I guess when real life events have a Hollywood ending, you kind of have to make a film out of them. I don’t think that’s a spoiler; this is a true story and while lots of people may not know how it wraps up I don’t think anyone will be surprised to find that Jim Broadbent’s ageing, righteous, circumstantial art thief doesn’t die alone in the slammer. Also, thanks to details that came out in freedom of information requests long after this case was the focus of media attention, there are still a few surprises.
Broadbent plays Kempton Bunton (again, amazingly that’s a real name not a movie one) who, in 1965, was prosecuted for the theft of Goya’s painting of The Duke of Wellington being exhibited in The National Gallery. The crime was big news at the time but is largely now immortalised by the famous portrait’s appearance in Dr. No’s lair in the first James Bond film. This clip is actually featured in The Duke but it fails to highlight that when Dr. No was released in 1962 the painting was still missing, it’s location being unknown for four full years. This last fact is also something this film ignores, making out that it was returned only months or even just weeks later.
The Duke has been compared to the Ealing Comedies of the 40s and 50s and indeed it is feasible that Bunton made these comparisons to himself at the time. You can see the links between this and movies like Whiskey Galore and The Lavender Hill Mob where amateur criminals chance their arm taking something that isn’t theirs for sociological reasons. In truth this has none of the darkness of much of that studio’s output at this time. The Duke is a very light film and when it does bring in a small element of tragedy this does not quite sit right. Out of respect for the circumstances of the Bunton family, descendants of whom have advised on the movie, it was right to include this aspect but it does jar slightly. It isn’t initially the comedy the trailer presents it as either (Helen Mirren’s Dorothy Bunton is played particularly differently to what I’d expected) but it is utterly charming from beginning to end.
There is social commentary here and this does land. Bunton’s later life mission it seems was to secure free TV licenses for pensioners which has various links to things currently in the news. This is a message the BBC itself seems to be onboard with as, by no coincidence I am sure, there was an ad before the film screened put forward by this same corporation now fighting against major changes to its own existence. See it here:
Ultimately The Duke is a sweet film peppered with nice performances. Jim Broadbent is lovely but he’s not really stretching himself.

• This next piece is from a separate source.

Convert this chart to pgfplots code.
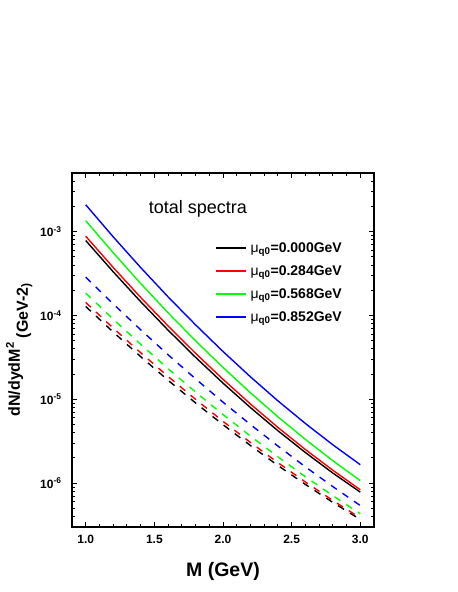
\documentclass[border=0pt]{standalone}
\usepackage{fontspec}
\setmainfont{Liberation Sans}
\usepackage{pgfplots}
\pgfplotsset{compat=1.18}
\definecolor{cred}{RGB}{255,0,0}
\definecolor{cgreen}{RGB}{0,255,0}
\definecolor{cblue}{RGB}{0,0,255}
\begin{document}
\begin{tikzpicture}
\useasboundingbox (-72bp,-65bp) rectangle (386bp,527bp);
\begin{axis}[
  at={(0,0)}, anchor=south west,
  width=302bp, height=354bp, scale only axis,
  xmin=0.9, xmax=3.1,
  ymode=log, ymin=3e-7, ymax=5e-3,
  axis line style={line width=1.4bp},
  every tick/.style={black, line width=0.9bp},
  major tick length=5bp, minor tick length=3bp,
  xtick={1,1.5,2,2.5,3}, xticklabels={1.0,1.5,2.0,2.5,3.0},
  minor x tick num=4,
  ytick={1e-6,1e-5,1e-4,1e-3},
  yticklabels={10\textsuperscript{-6},10\textsuperscript{-5},10\textsuperscript{-4},10\textsuperscript{-3}},
  minor ytick={4e-7,5e-7,6e-7,7e-7,8e-7,9e-7,
    2e-6,3e-6,4e-6,5e-6,6e-6,7e-6,8e-6,9e-6,
    2e-5,3e-5,4e-5,5e-5,6e-5,7e-5,8e-5,9e-5,
    2e-4,3e-4,4e-4,5e-4,6e-4,7e-4,8e-4,9e-4,
    2e-3,3e-3,4e-3},
  tick label style={font=\bfseries\fontsize{12bp}{14bp}\selectfont},
  xticklabel style={yshift=-5bp},
  yticklabel style={xshift=-7bp},
  xlabel={M (GeV)},
  xlabel style={at={(axis description cs:0.5,-0.141)}, anchor=base, font=\bfseries\fontsize{19.5bp}{22bp}\selectfont},
  legend style={draw=none, fill=none, at={(axis description cs:0.4735,0.8215)}, anchor=north west,
    font=\bfseries\fontsize{14bp}{16bp}\selectfont, row sep=0pt, column sep=4bp, inner sep=0pt,
    nodes={inner sep=0pt, minimum height=23bp}},
  legend cell align=left,
  legend image code/.code={\draw[mark repeat=2,mark phase=2,#1] plot coordinates {(0bp,0bp) (15bp,0bp) (30bp,0bp)};},
]
% solid lines
\addplot[black, line width=1.4bp] coordinates {
(1.0,7.82e-4)(1.2,3.32e-4)(1.4,1.462e-4)(1.6,6.68e-5)(1.8,3.17e-5)(2.0,1.56e-5)
(2.2,7.96e-6)(2.4,4.22e-6)(2.6,2.32e-6)(2.8,1.32e-6)(3.0,7.82e-7)};
\addplot[cred, line width=1.4bp] coordinates {
(1.0,8.81e-4)(1.2,3.74e-4)(1.4,1.644e-4)(1.6,7.50e-5)(1.8,3.54e-5)(2.0,1.734e-5)
(2.2,8.79e-6)(2.4,4.62e-6)(2.6,2.52e-6)(2.8,1.426e-6)(3.0,8.34e-7)};
\addplot[cgreen, line width=1.4bp] coordinates {
(1.0,1.349e-3)(1.2,5.60e-4)(1.4,2.41e-4)(1.6,1.076e-4)(1.8,4.99e-5)(2.0,2.40e-5)
(2.2,1.197e-5)(2.4,6.19e-6)(2.6,3.33e-6)(2.8,1.854e-6)(3.0,1.072e-6)};
\addplot[cblue, line width=1.4bp] coordinates {
(1.0,2.089e-3)(1.2,8.67e-4)(1.4,3.73e-4)(1.6,1.667e-4)(1.8,7.73e-5)(2.0,3.72e-5)
(2.2,1.854e-5)(2.4,9.59e-6)(2.6,5.15e-6)(2.8,2.87e-6)(3.0,1.66e-6)};
\legend{{\mdseries μ}\textsubscript{q0}=0.000GeV,{\mdseries μ}\textsubscript{q0}=0.284GeV,{\mdseries μ}\textsubscript{q0}=0.568GeV,{\mdseries μ}\textsubscript{q0}=0.852GeV}
% dashed lines
\addplot[black, line width=1.4bp, dash pattern=on 7bp off 7bp, forget plot] coordinates {
(1.0,1.279e-4)(1.2,6.35e-5)(1.4,3.23e-5)(1.6,1.687e-5)(1.8,9.06e-6)(2.0,4.98e-6)
(2.2,2.81e-6)(2.4,1.626e-6)(2.6,9.66e-7)(2.8,5.90e-7)(3.0,3.69e-7)};
\addplot[cred, line width=1.4bp, dash pattern=on 7bp off 7bp, forget plot] coordinates {
(1.0,1.429e-4)(1.2,7.08e-5)(1.4,3.60e-5)(1.6,1.875e-5)(1.8,1.00e-5)(2.0,5.46e-6)
(2.2,3.06e-6)(2.4,1.758e-6)(2.6,1.033e-6)(2.8,6.22e-7)(3.0,3.85e-7)};
\addplot[cgreen, line width=1.4bp, dash pattern=on 7bp off 7bp, forget plot] coordinates {
(1.0,1.849e-4)(1.2,9.04e-5)(1.4,4.53e-5)(1.6,2.32e-5)(1.8,1.222e-5)(2.0,6.59e-6)
(2.2,3.64e-6)(2.4,2.06e-6)(2.6,1.194e-6)(2.8,7.10e-7)(3.0,4.32e-7)};
\addplot[cblue, line width=1.4bp, dash pattern=on 7bp off 7bp, forget plot] coordinates {
(1.0,2.86e-4)(1.2,1.374e-4)(1.4,6.76e-5)(1.6,3.40e-5)(1.8,1.754e-5)(2.0,9.25e-6)
(2.2,5.00e-6)(2.4,2.77e-6)(2.6,1.567e-6)(2.8,9.10e-7)(3.0,5.41e-7)};
\node[anchor=base, font=\fontsize{18bp}{20bp}\selectfont] at (axis description cs:0.417,0.886) {total spectra};
\end{axis}
\node[rotate=90, anchor=base, inner sep=0pt, font=\bfseries\fontsize{16bp}{18bp}\selectfont]
  at (-52bp,177bp) {dN/dydM\textsuperscript{2}\hspace{4bp}\raisebox{-8bp}{(GeV-2\raisebox{-2bp}{\fontsize{12bp}{14bp}\selectfont )}}};
\end{tikzpicture}
\end{document}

My daughter came to see this film with me following Broadbent’s appearance in Paddington 2 (she’s 12, the film is a 12, there are F-bombs but even these are charming). She now thinks Mr. Gruber might have stolen that pop up book himself. She didn’t realise he had previous.
Helen Mirren and Dunkirk’s Fionn Whitehead are good too but it is some of the smaller parts that really register. Anna Maxwell Martin and Matthew Goode both appear as characters who give the impression that there must be so much more story behind them. Then there’s Heather Craney who almost steals the show as the clerk to the court, giving so much with the smallest facial expressions occasionally cracking through her professional impartiality.
This is the last feature film from director Roger Mitchell who sadly passed away in September. Having previously given us movies as varied as Notting Hill, Venus, Enduring Love and My Cousin Rachel which have all been linked by showing a certain sense of Britishness. As such this is a good one to end with as there is nothing here, from the Geordie streets to the lawyer’s wigs to the attitudes, that could possibly have come from any other place in the world (apart from the painting itself perhaps, which is essentially Spanish). In fact forget what I said at the start, this doesn’t have a Hollywood ending so much as a Heaton* one.
*a district in Newcastle, but you knew that right?